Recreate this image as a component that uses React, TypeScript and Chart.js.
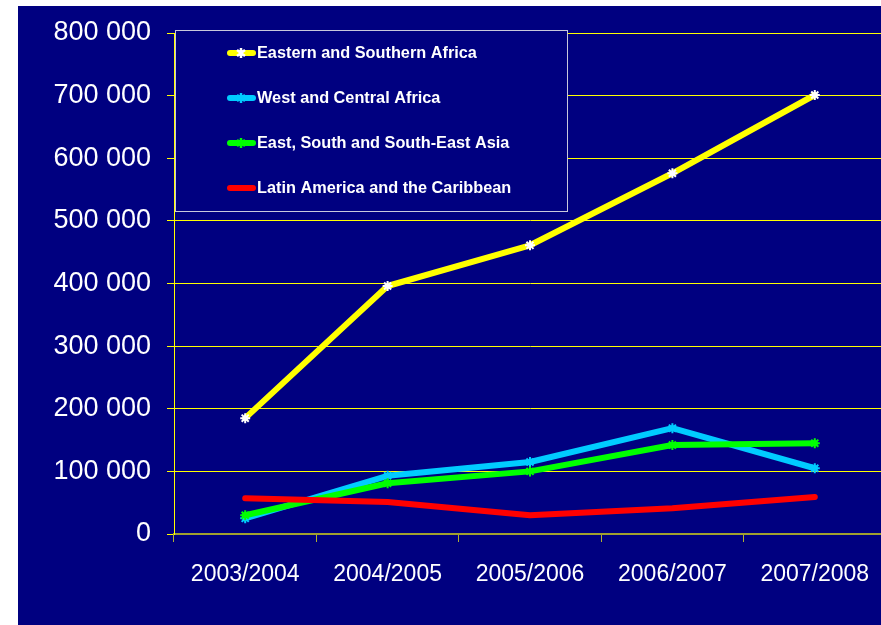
import React, { useEffect, useRef } from "react";
import { Chart, registerables } from "chart.js";

Chart.register(...registerables);

const categories = ["2003/2004", "2004/2005", "2005/2006", "2006/2007", "2007/2008"];
const seriesNames = [
  "Eastern and Southern Africa",
  "West and Central Africa",
  "East, South and South-East Asia",
  "Latin America and the Caribbean",
];
const eastSouthAfrica = [185000, 396000, 461000, 576000, 701000];
const westCentralAfrica = [25000, 93000, 115000, 169000, 105000];
const eastSouthAsia = [30000, 81000, 100000, 142000, 145000];
const latinAmerica = [57000, 51000, 30000, 41000, 59000];
const yTicks = [0, 100000, 200000, 300000, 400000, 500000, 600000, 700000, 800000];

const NAVY = "#000080";
const FONT = "'Liberation Sans', Arial, sans-serif";

const fmt = (v: number) => String(v).replace(/\B(?=(\d{3})+(?!\d))/g, " ");

const bgPlugin = {
  id: "bg",
  beforeDraw(chart: any) {
    const ctx = chart.ctx;
    ctx.save();
    ctx.fillStyle = "#ffffff";
    ctx.fillRect(0, 0, chart.width, chart.height);
    ctx.fillStyle = NAVY;
    ctx.fillRect(18, 6, chart.width - 18, chart.height - 6);
    ctx.restore();
  },
};

const legendPlugin = {
  id: "boxLegend",
  afterDraw(chart: any) {
    const ctx = chart.ctx;
    ctx.save();
    ctx.fillStyle = NAVY;
    ctx.fillRect(175, 30, 392, 181);
    ctx.strokeStyle = "#c8c8dc";
    ctx.lineWidth = 1;
    ctx.strokeRect(175.5, 30.5, 392, 181);
    chart.data.datasets.forEach((ds: any, i: number) => {
      const y = 53 + i * 45;
      ctx.strokeStyle = ds.borderColor;
      ctx.lineWidth = 6;
      ctx.lineCap = "round";
      ctx.beginPath();
      ctx.moveTo(230, y);
      ctx.lineTo(253, y);
      ctx.stroke();
      if (ds.pointRadius > 0) {
        ctx.strokeStyle = ds.pointBorderColor;
        ctx.lineWidth = 2.5;
        ctx.lineCap = "butt";
        ctx.beginPath();
        ctx.moveTo(241, y - 5);
        ctx.lineTo(241, y + 5);
        ctx.moveTo(237, y - 3);
        ctx.lineTo(245, y + 3);
        ctx.moveTo(237, y + 3);
        ctx.lineTo(245, y - 3);
        ctx.stroke();
      }
      ctx.fillStyle = "#ffffff";
      ctx.font = `bold 16.3px ${FONT}`;
      ctx.textAlign = "left";
      ctx.textBaseline = "middle";
      ctx.fillText(ds.label, 257, y + 1);
    });
    ctx.restore();
  },
};

export default function App() {
  const ref = useRef<HTMLCanvasElement | null>(null);
  useEffect(() => {
    document.body.style.margin = "0";
    const canvas = ref.current;
    if (!canvas) return;
    const mk = (label: string, data: number[], color: string, marker: string, order: number, radius: number) => ({
      label,
      data,
      borderColor: color,
      backgroundColor: color,
      borderWidth: 6,
      borderCapStyle: "round",
      borderJoinStyle: "round",
      tension: 0,
      pointStyle: "star",
      pointRadius: radius,
      pointBorderColor: marker,
      pointBackgroundColor: marker,
      pointBorderWidth: 2,
      order,
    });
    const chart = new Chart(canvas, {
      type: "line",
      data: {
        labels: categories,
        datasets: [
          mk(seriesNames[0], eastSouthAfrica, "#ffff00", "#ffffff", 4, 5),
          mk(seriesNames[1], westCentralAfrica, "#00ccff", "#00ccff", 3, 5),
          mk(seriesNames[2], eastSouthAsia, "#00ff00", "#00ff00", 2, 5),
          mk(seriesNames[3], latinAmerica, "#ff0000", "#ff0000", 1, 0),
        ] as any,
      },
      options: {
        responsive: false,
        animation: false,
        events: [],
        layout: { padding: { left: 0, top: 33, right: 0, bottom: 0 } },
        plugins: { legend: { display: false }, tooltip: { enabled: false } },
        scales: {
          x: {
            type: "category",
            offset: true,
            afterFit: (s: any) => {
              s.height = 91;
            },
            grid: {
              offset: true,
              drawOnChartArea: false,
              drawTicks: true,
              tickLength: 8,
              color: "#b0b030",
              lineWidth: 1,
            },
            border: { display: true, color: "#a0a030", width: 2 },
            ticks: {
              color: "#ffffff",
              font: { family: FONT, size: 23 },
              padding: 19,
              maxRotation: 0,
              autoSkip: false,
            },
          },
          y: {
            min: 0,
            max: 800000,
            afterFit: (s: any) => {
              s.width = 174;
            },
            afterBuildTicks: (s: any) => {
              s.ticks = yTicks.map((v) => ({ value: v }));
            },
            grid: {
              color: "#ffff00",
              lineWidth: 1,
              tickLength: 7,
              drawTicks: true,
            },
            border: { display: true, color: "#ffff00", width: 1 },
            ticks: {
              color: "#ffffff",
              font: { family: FONT, size: 27 },
              padding: 16,
              callback: (v: any) => fmt(Number(v)),
            },
          },
        },
      } as any,
      plugins: [bgPlugin, legendPlugin],
    });
    return () => chart.destroy();
  }, []);
  return (
    <div style={{ position: "relative", width: 881, height: 625, overflow: "hidden", background: "#ffffff" }}>
      <canvas ref={ref} width={893} height={625} style={{ position: "absolute", left: 0, top: 0, width: 893, height: 625 }} />
    </div>
  );
}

------------------------------

Exactly reproduce the run of lines from the start of the listing through the line with "Chart.register(...registerables);", inclusive; pictures are not copied.

[FINAL ANSWER]
Recreate this image as a component that uses React, TypeScript and Chart.js.
import React, { useEffect, useRef } from "react";
import { Chart, registerables } from "chart.js";

Chart.register(...registerables);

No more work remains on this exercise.